Monday, October 26, 2009

Labarga homesick, but enjoying high court


Palm Beach Post Staff Writer

Monday, October 19, 2009

Life is very different now for state Supreme Court Justice Jorge Labarga.

The former local judge had to adjust to being part of Florida's highest judicial power, which means long hours reading transcripts and going over challenging death penalty cases.

But it's the little changes that Labarga highlights when he talks about his first 10 months in Tallahassee.

He walks to work on cool mornings, since his apartment is only a couple blocks away from his chambers. He enjoys Tallahassee's old oak trees and rolling hills during his workouts. He is even driving greener, trading in his SUV for a more fuel-efficient Toyota Corolla that makes his monthly road trips to Wellington to see his wife and two daughters much more affordable.
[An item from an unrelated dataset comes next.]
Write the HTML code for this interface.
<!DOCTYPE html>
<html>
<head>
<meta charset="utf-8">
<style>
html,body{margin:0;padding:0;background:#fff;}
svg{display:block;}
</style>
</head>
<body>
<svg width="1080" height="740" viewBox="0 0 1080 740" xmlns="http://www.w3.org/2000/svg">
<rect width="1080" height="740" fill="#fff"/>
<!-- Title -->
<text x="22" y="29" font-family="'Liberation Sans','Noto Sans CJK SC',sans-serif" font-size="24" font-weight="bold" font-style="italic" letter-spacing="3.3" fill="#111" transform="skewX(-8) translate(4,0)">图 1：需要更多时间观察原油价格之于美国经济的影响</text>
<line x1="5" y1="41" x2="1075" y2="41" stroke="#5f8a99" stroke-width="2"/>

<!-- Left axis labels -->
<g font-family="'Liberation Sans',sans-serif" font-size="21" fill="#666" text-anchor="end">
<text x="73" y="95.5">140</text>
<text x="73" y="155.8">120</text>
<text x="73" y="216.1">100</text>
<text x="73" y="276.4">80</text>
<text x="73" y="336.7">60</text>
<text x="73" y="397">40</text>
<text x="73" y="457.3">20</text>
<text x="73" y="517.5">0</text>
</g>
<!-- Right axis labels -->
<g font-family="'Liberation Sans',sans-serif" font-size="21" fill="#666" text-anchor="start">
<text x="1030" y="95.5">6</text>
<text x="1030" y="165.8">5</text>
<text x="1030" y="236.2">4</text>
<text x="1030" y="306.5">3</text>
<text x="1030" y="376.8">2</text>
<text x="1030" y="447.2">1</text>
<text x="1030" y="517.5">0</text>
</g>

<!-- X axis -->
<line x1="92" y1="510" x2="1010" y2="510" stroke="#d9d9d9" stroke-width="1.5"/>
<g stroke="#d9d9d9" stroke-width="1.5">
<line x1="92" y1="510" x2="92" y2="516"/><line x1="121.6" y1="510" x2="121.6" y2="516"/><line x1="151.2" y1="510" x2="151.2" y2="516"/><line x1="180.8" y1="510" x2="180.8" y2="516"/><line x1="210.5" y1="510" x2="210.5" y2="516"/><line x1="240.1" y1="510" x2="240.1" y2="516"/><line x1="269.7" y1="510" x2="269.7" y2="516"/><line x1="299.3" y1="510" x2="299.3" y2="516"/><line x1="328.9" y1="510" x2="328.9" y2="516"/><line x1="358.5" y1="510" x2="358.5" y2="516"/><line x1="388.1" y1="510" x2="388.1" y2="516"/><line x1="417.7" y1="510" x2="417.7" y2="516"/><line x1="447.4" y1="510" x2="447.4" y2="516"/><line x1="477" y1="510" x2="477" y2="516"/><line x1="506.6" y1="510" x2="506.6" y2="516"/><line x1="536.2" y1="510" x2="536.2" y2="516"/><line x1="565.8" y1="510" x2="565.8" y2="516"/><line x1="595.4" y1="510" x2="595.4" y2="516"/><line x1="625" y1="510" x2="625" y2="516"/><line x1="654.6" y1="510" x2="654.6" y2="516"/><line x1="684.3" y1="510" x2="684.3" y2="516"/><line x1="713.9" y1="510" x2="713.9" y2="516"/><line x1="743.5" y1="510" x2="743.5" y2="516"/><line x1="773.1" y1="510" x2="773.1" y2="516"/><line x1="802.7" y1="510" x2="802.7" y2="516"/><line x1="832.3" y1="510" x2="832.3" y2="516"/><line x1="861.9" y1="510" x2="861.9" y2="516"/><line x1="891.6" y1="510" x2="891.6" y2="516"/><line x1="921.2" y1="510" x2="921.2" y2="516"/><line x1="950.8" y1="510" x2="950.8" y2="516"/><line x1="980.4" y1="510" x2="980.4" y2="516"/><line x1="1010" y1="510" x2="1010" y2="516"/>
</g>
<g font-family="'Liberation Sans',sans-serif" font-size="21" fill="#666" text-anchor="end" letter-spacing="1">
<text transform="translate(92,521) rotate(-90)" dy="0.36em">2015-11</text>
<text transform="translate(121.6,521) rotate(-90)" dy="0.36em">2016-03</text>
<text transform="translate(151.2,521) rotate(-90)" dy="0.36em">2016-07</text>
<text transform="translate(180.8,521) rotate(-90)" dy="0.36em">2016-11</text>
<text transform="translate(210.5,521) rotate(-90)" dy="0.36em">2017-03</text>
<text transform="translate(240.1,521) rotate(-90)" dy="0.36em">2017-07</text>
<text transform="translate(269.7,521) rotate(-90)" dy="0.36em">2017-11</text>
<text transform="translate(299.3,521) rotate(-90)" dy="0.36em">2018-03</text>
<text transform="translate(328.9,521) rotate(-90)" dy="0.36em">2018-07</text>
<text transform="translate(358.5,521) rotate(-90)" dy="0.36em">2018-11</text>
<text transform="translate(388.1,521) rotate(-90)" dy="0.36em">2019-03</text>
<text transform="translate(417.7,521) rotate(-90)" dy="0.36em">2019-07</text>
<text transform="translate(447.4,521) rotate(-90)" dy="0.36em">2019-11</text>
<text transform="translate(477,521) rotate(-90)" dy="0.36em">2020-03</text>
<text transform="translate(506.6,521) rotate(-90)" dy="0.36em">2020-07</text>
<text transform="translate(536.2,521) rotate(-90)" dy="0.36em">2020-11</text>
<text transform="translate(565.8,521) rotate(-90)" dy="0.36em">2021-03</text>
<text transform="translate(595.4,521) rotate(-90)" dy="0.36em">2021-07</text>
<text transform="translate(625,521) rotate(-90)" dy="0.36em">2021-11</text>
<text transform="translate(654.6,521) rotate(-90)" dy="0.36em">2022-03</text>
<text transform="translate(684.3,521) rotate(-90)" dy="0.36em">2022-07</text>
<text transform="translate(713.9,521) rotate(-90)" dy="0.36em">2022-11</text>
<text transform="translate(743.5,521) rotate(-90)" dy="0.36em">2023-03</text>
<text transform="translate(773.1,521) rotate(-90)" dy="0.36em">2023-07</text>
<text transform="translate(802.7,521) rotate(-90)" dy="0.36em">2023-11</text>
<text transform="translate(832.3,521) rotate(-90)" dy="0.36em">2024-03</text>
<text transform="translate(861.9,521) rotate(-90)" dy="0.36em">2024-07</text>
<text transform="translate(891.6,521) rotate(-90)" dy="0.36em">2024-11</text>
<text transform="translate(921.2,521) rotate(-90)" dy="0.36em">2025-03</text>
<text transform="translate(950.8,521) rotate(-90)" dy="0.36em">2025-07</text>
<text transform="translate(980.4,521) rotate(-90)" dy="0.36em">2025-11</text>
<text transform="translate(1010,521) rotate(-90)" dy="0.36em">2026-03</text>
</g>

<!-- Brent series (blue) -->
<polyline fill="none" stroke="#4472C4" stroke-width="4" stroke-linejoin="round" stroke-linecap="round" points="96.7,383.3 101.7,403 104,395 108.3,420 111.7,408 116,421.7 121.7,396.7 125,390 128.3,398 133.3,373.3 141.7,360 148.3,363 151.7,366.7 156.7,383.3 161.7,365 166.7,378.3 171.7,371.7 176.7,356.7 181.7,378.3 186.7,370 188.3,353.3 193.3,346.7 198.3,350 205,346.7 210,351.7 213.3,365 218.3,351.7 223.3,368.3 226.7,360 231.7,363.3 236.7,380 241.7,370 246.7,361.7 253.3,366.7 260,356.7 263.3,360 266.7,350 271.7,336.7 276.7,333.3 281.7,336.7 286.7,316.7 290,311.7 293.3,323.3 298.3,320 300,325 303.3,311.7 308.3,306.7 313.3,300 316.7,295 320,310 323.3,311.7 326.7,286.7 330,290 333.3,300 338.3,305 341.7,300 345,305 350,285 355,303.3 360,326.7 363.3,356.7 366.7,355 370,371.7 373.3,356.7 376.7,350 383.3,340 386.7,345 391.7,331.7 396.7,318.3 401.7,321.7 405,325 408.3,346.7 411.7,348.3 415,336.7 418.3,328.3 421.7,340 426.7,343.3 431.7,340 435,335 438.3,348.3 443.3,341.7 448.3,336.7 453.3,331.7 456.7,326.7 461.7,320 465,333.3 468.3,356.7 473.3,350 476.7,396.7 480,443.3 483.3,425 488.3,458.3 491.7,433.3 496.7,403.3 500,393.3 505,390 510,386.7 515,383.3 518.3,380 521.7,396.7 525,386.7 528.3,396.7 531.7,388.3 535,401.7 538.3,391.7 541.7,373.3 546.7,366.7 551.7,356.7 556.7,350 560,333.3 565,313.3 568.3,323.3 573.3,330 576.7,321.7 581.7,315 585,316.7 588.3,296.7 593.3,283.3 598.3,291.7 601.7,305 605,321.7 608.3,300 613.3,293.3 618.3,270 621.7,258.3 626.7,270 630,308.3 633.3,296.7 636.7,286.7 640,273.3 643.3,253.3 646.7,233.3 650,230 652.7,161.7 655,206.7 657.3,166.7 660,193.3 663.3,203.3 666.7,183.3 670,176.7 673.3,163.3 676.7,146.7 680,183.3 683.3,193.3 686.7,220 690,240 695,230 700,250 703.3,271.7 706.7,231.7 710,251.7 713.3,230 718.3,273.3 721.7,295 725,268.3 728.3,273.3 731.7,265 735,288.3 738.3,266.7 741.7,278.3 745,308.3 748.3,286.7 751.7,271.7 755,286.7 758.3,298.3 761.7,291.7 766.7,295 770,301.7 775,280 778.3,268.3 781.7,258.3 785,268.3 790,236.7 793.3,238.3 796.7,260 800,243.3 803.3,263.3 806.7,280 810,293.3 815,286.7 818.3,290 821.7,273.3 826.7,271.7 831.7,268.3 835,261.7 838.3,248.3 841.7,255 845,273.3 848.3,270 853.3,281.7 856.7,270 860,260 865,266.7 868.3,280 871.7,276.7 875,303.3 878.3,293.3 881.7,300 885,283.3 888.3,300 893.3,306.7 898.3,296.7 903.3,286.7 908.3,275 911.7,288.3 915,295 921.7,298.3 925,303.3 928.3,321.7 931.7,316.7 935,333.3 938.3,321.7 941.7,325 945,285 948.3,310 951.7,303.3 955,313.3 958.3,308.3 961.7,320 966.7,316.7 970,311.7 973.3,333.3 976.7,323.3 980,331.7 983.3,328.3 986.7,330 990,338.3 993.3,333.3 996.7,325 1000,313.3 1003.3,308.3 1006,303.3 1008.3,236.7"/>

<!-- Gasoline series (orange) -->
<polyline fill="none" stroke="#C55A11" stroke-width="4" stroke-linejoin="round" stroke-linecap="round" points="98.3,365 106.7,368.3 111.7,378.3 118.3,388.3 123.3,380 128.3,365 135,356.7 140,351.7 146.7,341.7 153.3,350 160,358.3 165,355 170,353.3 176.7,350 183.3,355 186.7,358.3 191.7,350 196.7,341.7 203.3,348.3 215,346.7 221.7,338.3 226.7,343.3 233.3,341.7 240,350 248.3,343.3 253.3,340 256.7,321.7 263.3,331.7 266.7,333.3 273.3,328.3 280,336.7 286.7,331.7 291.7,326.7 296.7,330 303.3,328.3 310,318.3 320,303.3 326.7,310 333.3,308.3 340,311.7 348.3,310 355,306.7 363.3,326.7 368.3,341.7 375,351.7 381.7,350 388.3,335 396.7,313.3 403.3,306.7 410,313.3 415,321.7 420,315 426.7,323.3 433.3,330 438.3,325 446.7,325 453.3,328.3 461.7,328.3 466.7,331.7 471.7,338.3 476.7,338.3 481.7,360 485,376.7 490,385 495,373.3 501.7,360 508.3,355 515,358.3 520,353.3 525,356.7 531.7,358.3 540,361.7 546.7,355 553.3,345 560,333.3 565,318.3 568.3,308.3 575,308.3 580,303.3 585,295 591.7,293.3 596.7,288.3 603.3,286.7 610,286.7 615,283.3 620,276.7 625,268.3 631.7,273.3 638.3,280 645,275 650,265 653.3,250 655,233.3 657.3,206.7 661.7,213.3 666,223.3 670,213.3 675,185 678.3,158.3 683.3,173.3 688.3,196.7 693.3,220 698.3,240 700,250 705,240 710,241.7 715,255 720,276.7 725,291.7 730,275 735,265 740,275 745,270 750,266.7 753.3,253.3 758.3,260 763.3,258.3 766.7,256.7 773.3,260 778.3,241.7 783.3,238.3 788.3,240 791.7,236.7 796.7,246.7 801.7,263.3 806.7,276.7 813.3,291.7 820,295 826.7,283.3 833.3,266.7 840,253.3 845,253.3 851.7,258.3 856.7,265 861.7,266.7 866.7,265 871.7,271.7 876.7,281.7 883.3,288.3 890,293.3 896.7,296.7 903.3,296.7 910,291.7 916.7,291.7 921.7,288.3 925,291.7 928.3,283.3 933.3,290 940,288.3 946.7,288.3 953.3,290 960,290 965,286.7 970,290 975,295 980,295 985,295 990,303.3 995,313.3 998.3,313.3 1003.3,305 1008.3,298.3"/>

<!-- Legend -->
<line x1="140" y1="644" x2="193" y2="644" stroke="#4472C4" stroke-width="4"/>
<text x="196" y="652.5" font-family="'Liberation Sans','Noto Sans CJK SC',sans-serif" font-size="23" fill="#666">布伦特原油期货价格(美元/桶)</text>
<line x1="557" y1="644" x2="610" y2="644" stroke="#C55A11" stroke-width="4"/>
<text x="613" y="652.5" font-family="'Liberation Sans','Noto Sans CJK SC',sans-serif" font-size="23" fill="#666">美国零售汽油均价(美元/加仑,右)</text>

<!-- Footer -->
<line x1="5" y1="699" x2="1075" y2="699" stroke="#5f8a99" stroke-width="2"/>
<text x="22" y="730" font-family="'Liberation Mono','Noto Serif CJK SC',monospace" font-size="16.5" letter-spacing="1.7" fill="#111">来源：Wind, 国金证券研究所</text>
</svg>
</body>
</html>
"The only complaint I have is that I am too far away," Labarga said. "There aren't many flights, and a trip from here to West Palm Beach can cost up to $600.

"I'd like to live in (Tallahassee), but I don't want to loose my contacts back home. I'm kind of torn," added Labarga, who joined the court in January.

For now, Labarga spends three weeks out of the month in the state's capital, and comes to West Palm Beach five or six days. He will be in town Friday, when the Hispanic Chamber of Commerce presents a plaque from the Palm Beach County Commission in honor of Labarga's work.

Labarga admits he spends endless hours working in his office, even on weekends.

"The Supreme Court is a difficult job because you work with so many different things," he said. "About 75 percent of the cases we work with have to do with the death penalty, and they involve many complicated legal issues and require a lot of work."

The 56-year-old jurist admits that having to attend two executions since he joined the Supreme Court has been an "eerie" experience.

"It's very easy to be in favor of the death penalty when you don't have to work with it," he said, adding that his experience as a trial judge has been a key to his success on the high court.

"Up here, we write these opinions and work in legal terms. Sometimes, unless you've been at a trial level, you don't know how these theories impact practicality," he said.

Born in Havana, Labarga fled Cuba with his parents in 1963, and eventually settled in Pahokee, where his father worked in a sugar mill. He graduated from Forest Hill High School in 1972 and attended college and law school at the University of Florida.

Labarga practiced as a criminal defense attorney, prosecutor and civil litigator before being appointed a judge about 13 years ago and presiding over civil, criminal and family court cases. In the 2000 presidential election, Labarga ruled that constitutional rules did not allow for a re-vote following the issues with Palm Beach County's controversial "butterfly ballots".

Prior to his Supreme Court appointment, Labarga had been appointed by Gov. Charlie Crist to the state's Fourth District Court of Appeal.

Although he sometimes misses the courtroom and listening to the evidence in a murder or robbery case, Labarga says he is happy as a Supreme Court Justice.

"It's (the Supreme Court) is really intellectually satisfying," he said.